Abstract

Three phenomenological models are considered from which can be constructed a macroscopic statistical description of varieties of electronic noise, of which shot, thermal, and Barkhausen noise, electron multiplier and precipitation noise, clutter, ignition, and impulsive random noise in general are representative examples. The models examined are (I) non-overlapping, periodic noise waves, common in pulse-time modulation and other communication schemes, where the amplitude, phase, duration, and epoch in a period interval are subject to statistical variations; (II), non-overlapping, nonperiodic disturbances, encountered in servo-mechanism operation and keyed-carrier communication techniques, for instance, which are like (I), but lack the basic periodic structure; and (III), poisson noise, consisting of the superposition of independent, randomly occurring elementary impulses.

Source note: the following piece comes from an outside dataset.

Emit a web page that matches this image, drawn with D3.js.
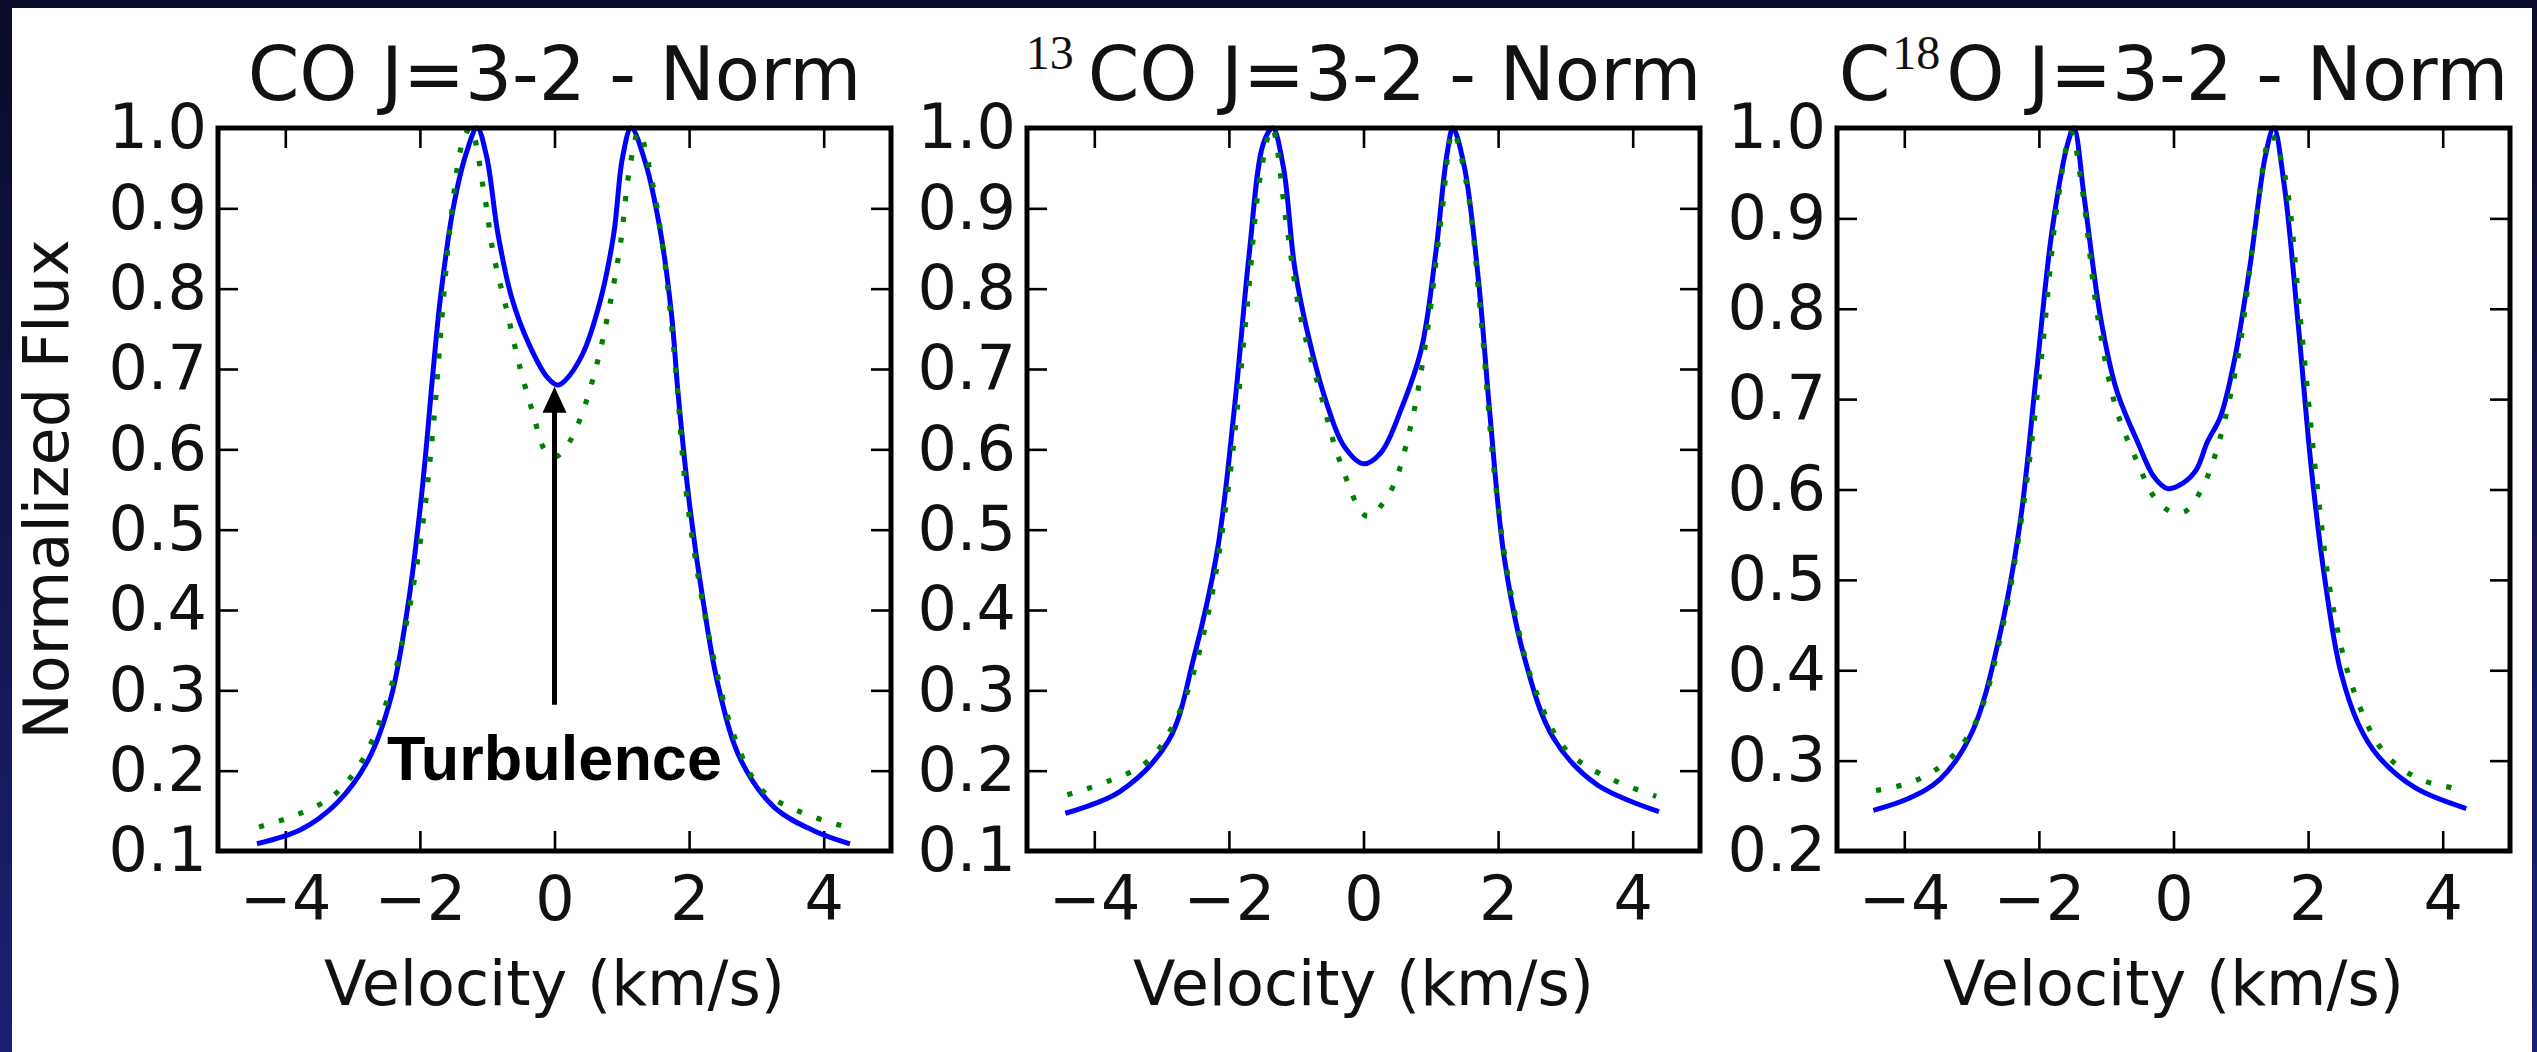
<!DOCTYPE html>
<html>
<head>
<meta charset="utf-8">
<script src="https://cdn.jsdelivr.net/npm/d3@7"></script>
<style>
  html, body { margin: 0; padding: 0; background: #0b0d2c; }
  svg { display: block; }
</style>
</head>
<body>
<svg id="chart" width="2537" height="1052"></svg>
<script>
// [velocity (km/s), normalized flux]
const coSolid = [[-4.42,0.109],[-3.76,0.127],[-3.23,0.160],[-2.77,0.213],[-2.43,0.291],[-2.17,0.410],[-1.97,0.547],[-1.80,0.701],[-1.70,0.785],[-1.51,0.898],[-1.31,0.969],[-1.15,1.0],[-1.01,0.965],[-0.84,0.868],[-0.64,0.790],[-0.38,0.731],[-0.11,0.690],[0.05,0.680],[0.15,0.685],[0.42,0.719],[0.68,0.785],[0.88,0.868],[1.01,0.963],[1.14,1.0],[1.35,0.957],[1.58,0.868],[1.74,0.767],[1.84,0.666],[2.01,0.529],[2.21,0.410],[2.44,0.303],[2.77,0.213],[3.27,0.154],[3.86,0.125],[4.39,0.109]];
const coDotted = [[-4.39,0.130],[-3.83,0.145],[-3.30,0.168],[-2.90,0.207],[-2.57,0.267],[-2.24,0.368],[-1.97,0.499],[-1.80,0.630],[-1.67,0.767],[-1.54,0.886],[-1.37,0.981],[-1.25,1.0],[-1.04,0.916],[-0.91,0.844],[-0.71,0.773],[-0.51,0.701],[-0.31,0.642],[-0.15,0.600],[0.0,0.590],[0.15,0.600],[0.29,0.620],[0.45,0.654],[0.65,0.713],[0.82,0.779],[0.98,0.856],[1.11,0.946],[1.25,0.995],[1.45,0.934],[1.64,0.832],[1.81,0.690],[1.94,0.559],[2.14,0.439],[2.37,0.338],[2.67,0.243],[3.07,0.177],[3.67,0.148],[4.33,0.130]];

const co13Solid = [[-4.43,0.147],[-3.62,0.174],[-2.90,0.237],[-2.52,0.341],[-2.17,0.475],[-1.91,0.658],[-1.70,0.842],[-1.49,0.980],[-1.35,1.0],[-1.19,0.951],[-1.02,0.825],[-0.80,0.734],[-0.55,0.658],[-0.29,0.604],[0.0,0.582],[0.26,0.596],[0.56,0.650],[0.86,0.725],[1.07,0.842],[1.24,0.967],[1.33,1.0],[1.50,0.951],[1.71,0.809],[1.88,0.642],[2.09,0.466],[2.39,0.341],[2.82,0.241],[3.46,0.183],[4.39,0.149]];
const co13Dotted = [[-4.40,0.170],[-3.79,0.187],[-3.20,0.212],[-2.73,0.274],[-2.34,0.383],[-2.00,0.558],[-1.75,0.759],[-1.53,0.942],[-1.36,1.0],[-1.15,0.884],[-0.94,0.767],[-0.63,0.667],[-0.34,0.583],[0.05,0.517],[0.39,0.546],[0.69,0.625],[0.94,0.742],[1.16,0.892],[1.33,0.995],[1.54,0.926],[1.75,0.759],[1.96,0.558],[2.22,0.408],[2.56,0.299],[2.99,0.228],[3.54,0.195],[4.35,0.168]];

const c18oSolid = [[-4.46,0.245],[-3.94,0.258],[-3.46,0.280],[-2.99,0.332],[-2.59,0.436],[-2.28,0.563],[-2.04,0.726],[-1.80,0.889],[-1.56,0.986],[-1.48,1.0],[-1.32,0.919],[-1.09,0.793],[-0.85,0.711],[-0.53,0.652],[-0.29,0.614],[-0.09,0.601],[0.14,0.607],[0.34,0.622],[0.50,0.652],[0.70,0.681],[0.90,0.741],[1.13,0.844],[1.37,0.971],[1.49,1.0],[1.65,0.934],[1.85,0.785],[2.05,0.622],[2.25,0.500],[2.48,0.400],[2.75,0.340],[3.04,0.305],[3.59,0.270],[4.35,0.247]];
const c18oDotted = [[-4.42,0.267],[-3.86,0.277],[-3.31,0.303],[-2.91,0.347],[-2.55,0.444],[-2.24,0.577],[-1.96,0.748],[-1.72,0.919],[-1.52,0.995],[-1.36,0.934],[-1.13,0.793],[-0.85,0.689],[-0.53,0.629],[-0.29,0.592],[-0.05,0.576],[0.18,0.576],[0.46,0.607],[0.70,0.659],[0.98,0.756],[1.21,0.889],[1.45,0.992],[1.65,0.949],[1.89,0.785],[2.13,0.607],[2.36,0.474],[2.68,0.377],[3.12,0.310],[3.64,0.280],[4.30,0.268]];

const xTicks = [-4, -2, 0, 2, 4];
const yTicksCO = [0.1, 0.2, 0.3, 0.4, 0.5, 0.6, 0.7, 0.8, 0.9, 1.0];
const yTicksC18O = [0.2, 0.3, 0.4, 0.5, 0.6, 0.7, 0.8, 0.9, 1.0];

// arrow annotation in panel 1: x, tail y, head y, text baseline y
const turbulence = [0, 0.282, 0.678, 0.188];

// layout
const W = 2537, H = 1052;
const plotTop = 128, plotH = 723, plotW = 673;
const panelLeft = [218, 1027, 1837];
const tickLen = 20;
const font = '"DejaVu Sans", sans-serif';

// title pieces: [text, superscript?, extra gap before]
const panels = [
  { title: [['CO J=3-2 - Norm', false, 0]], solid: coSolid, dotted: coDotted, yDomain: [0.1, 1.0], yTicks: yTicksCO },
  { title: [['13', true, 0], ['CO J=3-2 - Norm', false, 14]], solid: co13Solid, dotted: co13Dotted, yDomain: [0.1, 1.0], yTicks: yTicksCO },
  { title: [['C', false, 0], ['18', true, 2], ['O J=3-2 - Norm', false, 6]], solid: c18oSolid, dotted: c18oDotted, yDomain: [0.2, 1.0], yTicks: yTicksC18O }
];

const svg = d3.select('#chart');

// slide background + white figure area
const defs = svg.append('defs');
const grad = defs.append('linearGradient').attr('id', 'bg')
  .attr('x1', 0).attr('y1', 0).attr('x2', 0).attr('y2', 1);
grad.append('stop').attr('offset', '0%').attr('stop-color', '#0a0c29');
grad.append('stop').attr('offset', '100%').attr('stop-color', '#1b1f72');
svg.append('rect').attr('width', W).attr('height', H).attr('fill', 'url(#bg)');
svg.append('rect').attr('x', 12).attr('y', 8).attr('width', 2520).attr('height', H - 8).attr('fill', '#ffffff');

function styleAxis(sel, showText) {
  sel.select('.domain').remove();
  sel.selectAll('.tick line').attr('stroke', '#000').attr('stroke-width', 2.6);
  sel.attr('font-family', font).attr('font-size', 62);
  sel.selectAll('.tick text').attr('fill', '#111');
  if (!showText) sel.selectAll('.tick text').remove();
}

panels.forEach((p, i) => {
  const x = d3.scaleLinear().domain([-5, 5]).range([0, plotW]);
  const y = d3.scaleLinear().domain(p.yDomain).range([plotH, 0]);
  const g = svg.append('g').attr('transform', `translate(${panelLeft[i]},${plotTop})`);

  // ticks on all four sides, pointing inward
  g.append('g').attr('transform', `translate(0,${plotH})`)
    .call(d3.axisBottom(x).tickValues(xTicks).tickFormat(d3.format('d'))
      .tickSizeInner(-tickLen).tickSizeOuter(0).tickPadding(25))
    .call(s => styleAxis(s, true));
  g.append('g')
    .call(d3.axisTop(x).tickValues(xTicks).tickSizeInner(-tickLen).tickSizeOuter(0))
    .call(s => styleAxis(s, false));
  g.append('g')
    .call(d3.axisLeft(y).tickValues(p.yTicks).tickFormat(d3.format('.1f'))
      .tickSizeInner(-tickLen).tickSizeOuter(0).tickPadding(11))
    .call(s => styleAxis(s, true));
  g.append('g').attr('transform', `translate(${plotW},0)`)
    .call(d3.axisRight(y).tickValues(p.yTicks).tickSizeInner(-tickLen).tickSizeOuter(0))
    .call(s => styleAxis(s, false));

  const line = d3.line()
    .x(d => x(d[0]))
    .y(d => y(d[1]))
    .curve(d3.curveCatmullRom.alpha(0.5));

  g.append('path').datum(p.solid)
    .attr('d', line)
    .attr('fill', 'none')
    .attr('stroke', '#0000ff')
    .attr('stroke-width', 5)
    .attr('stroke-linejoin', 'round');

  g.append('path').datum(p.dotted)
    .attr('d', line)
    .attr('fill', 'none')
    .attr('stroke', '#008000')
    .attr('stroke-width', 5.2)
    .attr('stroke-dasharray', '5.2,15.5');

  // frame
  g.append('rect')
    .attr('width', plotW).attr('height', plotH)
    .attr('fill', 'none').attr('stroke', '#000').attr('stroke-width', 5);

  // title with superscripts
  const t = g.append('text')
    .attr('x', plotW / 2).attr('y', -28)
    .attr('text-anchor', 'middle')
    .attr('font-family', font).attr('font-size', 74).attr('fill', '#111');
  let raised = false;
  p.title.forEach(([str, sup, gap]) => {
    const ts = t.append('tspan').text(str).attr('dx', gap);
    if (sup) {
      ts.attr('font-family', '"Liberation Serif", "DejaVu Serif", serif')
        .attr('font-size', 48).attr('dy', -31);
      raised = true;
    } else if (raised) {
      ts.attr('dy', 31);
      raised = false;
    }
  });

  // x label
  g.append('text')
    .attr('x', plotW / 2).attr('y', 877)
    .attr('text-anchor', 'middle')
    .attr('font-family', font).attr('font-size', 62).attr('fill', '#111')
    .text('Velocity (km/s)');

  if (i === 0) {
    g.append('text')
      .attr('transform', `translate(${68 - panelLeft[0]},${plotH / 2}) rotate(-90)`)
      .attr('text-anchor', 'middle')
      .attr('font-family', font).attr('font-size', 62).attr('fill', '#111')
      .text('Normalized Flux');

    // turbulence annotation
    const ax = x(turbulence[0]);
    const tail = y(turbulence[1]);
    const head = y(turbulence[2]);
    const headLen = 26, headHalf = 12;
    g.append('line')
      .attr('x1', ax).attr('x2', ax)
      .attr('y1', tail).attr('y2', head + headLen - 2)
      .attr('stroke', '#000').attr('stroke-width', 5);
    g.append('path')
      .attr('d', `M${ax},${head} L${ax - headHalf},${head + headLen} L${ax + headHalf},${head + headLen} Z`)
      .attr('fill', '#000');
    g.append('text')
      .attr('x', ax).attr('y', y(turbulence[3]))
      .attr('text-anchor', 'middle')
      .attr('font-family', '"Liberation Sans", Arial, sans-serif')
      .attr('font-weight', 'bold').attr('font-size', 63).attr('fill', '#000')
      .text('Turbulence');
  }
});
</script>
</body>
</html>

Much of the electronic noise mentioned above belongs to this more comprehensive type, where overlapping of the basic pulses is the characteristic feature. Because all (second-order) moments are required in general for the analysis of noise in nonlinear systems, the attempt is made here to determine explicitly on the basis of the appropriate model the second-order probability density W2 in the important stationary cases. For noise of types (I) and (II) this appears impractical except in the simplest cases: only the lower order moments prove tractable. However, for poisson noise (III) an explicit treatment is possible for impulsive random noise, nearly normal random noise, and for the limiting, normal random cases (of which shot and thermal noise are examples). In Part I the main features of the models (I–III) are discussed, and the general probability density Wl(X1, t1; …; Xs, ts) in the nonstationary instances is formally constructed. In Part II, the distribution density for nearly normal random noise is given, the first and second (second-order) moments of the various distributions are determined, and from these in turn are found the spectral distribution of the energy in the random waves.